What happens with six stations?

A B C D E F
A 1 7 10 15 22
B 30 2 13 17 25
C 21 29 3 8 19
D 14 24 28 4 11
E 9 16 18 27 5
F 6 12 20 23 26

This yields the sequence (rotated to start at A): ABCDEFACEADFBDAEBECFCAFDBFEDCB.

For five stations, we needed 4×5=20 orders. For six, we need 5×6=30. For n, we need (n−1)×n. That's the same number we'd need if we just had (n−1)×n÷2 order sets, each with two orders, so we're not really dealing with any extra orders.

Adding stations

What do we have to do when we want to include a new station in an existing order set? Let's compare the sequences for 5 and 6 stations:

ABCDEACEBDADBECAEDCB
ABCDEFACEADFBDAEBECFCAFDBFEDCB

If we space the shorter sequence out a bit, we might be able to see some similarities:

ABCDE ACE   BDADBE  CA    EDCB
ABCDEFACEADFBDAEBECFCAFDBFEDCB

We just need to insert an extra 5 orders for the new station F, and an extra order for each existing station, and move one of the orders around:

ABCDE ACE   BDA BE  CA    EDCB
          D←←←←↲
ABCDEFACEADFBDAEBECFCAFDBFEDCB

Some stations might require more than one order (e.g. waypoints), so the number of orders could be increased by a small factor.

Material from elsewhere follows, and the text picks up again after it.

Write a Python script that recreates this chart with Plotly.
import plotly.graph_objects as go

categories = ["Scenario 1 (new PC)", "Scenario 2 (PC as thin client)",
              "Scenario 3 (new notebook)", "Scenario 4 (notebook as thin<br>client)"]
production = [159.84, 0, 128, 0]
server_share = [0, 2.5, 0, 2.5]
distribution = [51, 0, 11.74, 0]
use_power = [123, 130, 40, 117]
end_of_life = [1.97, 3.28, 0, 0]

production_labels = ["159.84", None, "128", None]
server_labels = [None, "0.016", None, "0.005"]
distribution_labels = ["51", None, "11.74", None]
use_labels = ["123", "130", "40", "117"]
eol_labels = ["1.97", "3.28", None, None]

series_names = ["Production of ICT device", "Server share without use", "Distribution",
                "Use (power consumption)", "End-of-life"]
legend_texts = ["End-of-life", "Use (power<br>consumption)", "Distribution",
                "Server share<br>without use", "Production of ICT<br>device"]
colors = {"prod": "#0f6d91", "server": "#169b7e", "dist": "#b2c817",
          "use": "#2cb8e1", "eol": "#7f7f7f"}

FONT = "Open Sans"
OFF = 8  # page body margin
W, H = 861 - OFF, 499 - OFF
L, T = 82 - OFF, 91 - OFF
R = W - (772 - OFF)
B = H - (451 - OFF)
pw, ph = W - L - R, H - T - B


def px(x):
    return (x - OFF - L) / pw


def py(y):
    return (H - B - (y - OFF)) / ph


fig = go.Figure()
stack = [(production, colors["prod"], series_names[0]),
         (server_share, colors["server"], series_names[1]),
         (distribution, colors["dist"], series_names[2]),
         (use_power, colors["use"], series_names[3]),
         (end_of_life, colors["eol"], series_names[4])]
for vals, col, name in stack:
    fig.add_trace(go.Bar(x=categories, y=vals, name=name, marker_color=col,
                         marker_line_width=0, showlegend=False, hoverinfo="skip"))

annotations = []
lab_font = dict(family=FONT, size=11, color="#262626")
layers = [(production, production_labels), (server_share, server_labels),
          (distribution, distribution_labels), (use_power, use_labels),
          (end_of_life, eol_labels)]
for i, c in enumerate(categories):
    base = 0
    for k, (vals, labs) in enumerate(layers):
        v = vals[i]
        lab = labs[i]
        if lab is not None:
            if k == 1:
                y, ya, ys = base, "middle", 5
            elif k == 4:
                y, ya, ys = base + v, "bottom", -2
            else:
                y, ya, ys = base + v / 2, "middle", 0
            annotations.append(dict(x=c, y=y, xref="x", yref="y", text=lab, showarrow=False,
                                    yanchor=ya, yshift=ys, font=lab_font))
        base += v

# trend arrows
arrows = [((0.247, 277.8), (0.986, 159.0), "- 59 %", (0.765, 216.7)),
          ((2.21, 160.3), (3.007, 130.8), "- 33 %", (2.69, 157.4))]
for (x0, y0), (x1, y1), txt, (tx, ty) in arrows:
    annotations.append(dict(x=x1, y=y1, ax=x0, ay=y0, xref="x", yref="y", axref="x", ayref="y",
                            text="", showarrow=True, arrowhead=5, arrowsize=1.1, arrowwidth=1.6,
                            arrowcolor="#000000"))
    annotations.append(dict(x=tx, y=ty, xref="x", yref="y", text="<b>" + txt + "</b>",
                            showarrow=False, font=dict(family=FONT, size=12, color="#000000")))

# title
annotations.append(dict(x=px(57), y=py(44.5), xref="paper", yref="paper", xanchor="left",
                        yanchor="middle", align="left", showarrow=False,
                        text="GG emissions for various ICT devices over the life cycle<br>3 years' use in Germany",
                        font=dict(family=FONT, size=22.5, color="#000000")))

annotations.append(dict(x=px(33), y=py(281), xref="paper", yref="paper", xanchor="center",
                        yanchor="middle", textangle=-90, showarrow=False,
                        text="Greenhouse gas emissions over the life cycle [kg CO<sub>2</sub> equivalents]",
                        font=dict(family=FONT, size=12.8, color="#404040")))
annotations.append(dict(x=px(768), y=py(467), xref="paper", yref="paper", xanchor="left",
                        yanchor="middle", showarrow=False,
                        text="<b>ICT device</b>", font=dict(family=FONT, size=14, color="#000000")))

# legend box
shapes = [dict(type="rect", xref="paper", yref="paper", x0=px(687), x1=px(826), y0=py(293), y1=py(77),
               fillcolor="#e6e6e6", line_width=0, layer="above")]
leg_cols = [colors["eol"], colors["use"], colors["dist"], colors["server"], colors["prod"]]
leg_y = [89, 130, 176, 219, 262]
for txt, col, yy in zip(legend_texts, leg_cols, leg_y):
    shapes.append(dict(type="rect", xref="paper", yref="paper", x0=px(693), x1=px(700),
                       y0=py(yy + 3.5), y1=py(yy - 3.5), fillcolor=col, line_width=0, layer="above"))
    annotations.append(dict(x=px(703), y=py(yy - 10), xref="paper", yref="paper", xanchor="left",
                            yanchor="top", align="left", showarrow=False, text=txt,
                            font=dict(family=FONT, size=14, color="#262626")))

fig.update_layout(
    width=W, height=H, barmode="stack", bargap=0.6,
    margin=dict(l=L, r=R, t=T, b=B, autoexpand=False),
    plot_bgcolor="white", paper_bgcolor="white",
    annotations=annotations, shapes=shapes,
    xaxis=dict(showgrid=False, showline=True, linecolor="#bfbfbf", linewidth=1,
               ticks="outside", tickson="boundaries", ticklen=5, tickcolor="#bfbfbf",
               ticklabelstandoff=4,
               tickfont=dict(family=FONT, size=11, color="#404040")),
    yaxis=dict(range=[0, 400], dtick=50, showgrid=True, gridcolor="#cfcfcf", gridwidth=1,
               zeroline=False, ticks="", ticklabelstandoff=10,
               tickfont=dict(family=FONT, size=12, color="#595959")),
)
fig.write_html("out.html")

This would be mitigated by having order macros/functions, which an order set could call into. The station would have nearby some sort of beacon representing the sequence of orders needed for certain classes of train to use it. A ctrl-click on that would add a call to that sequence as a single order in the main order set. (A plain click could just copy the orders, like a macro.)

Rather than trying to get every station connected to every other station this way, group nearby towns together, and add an extra destination which is a feeder (such as the Grand Through Feeder). Then consider how to connect several feeders up.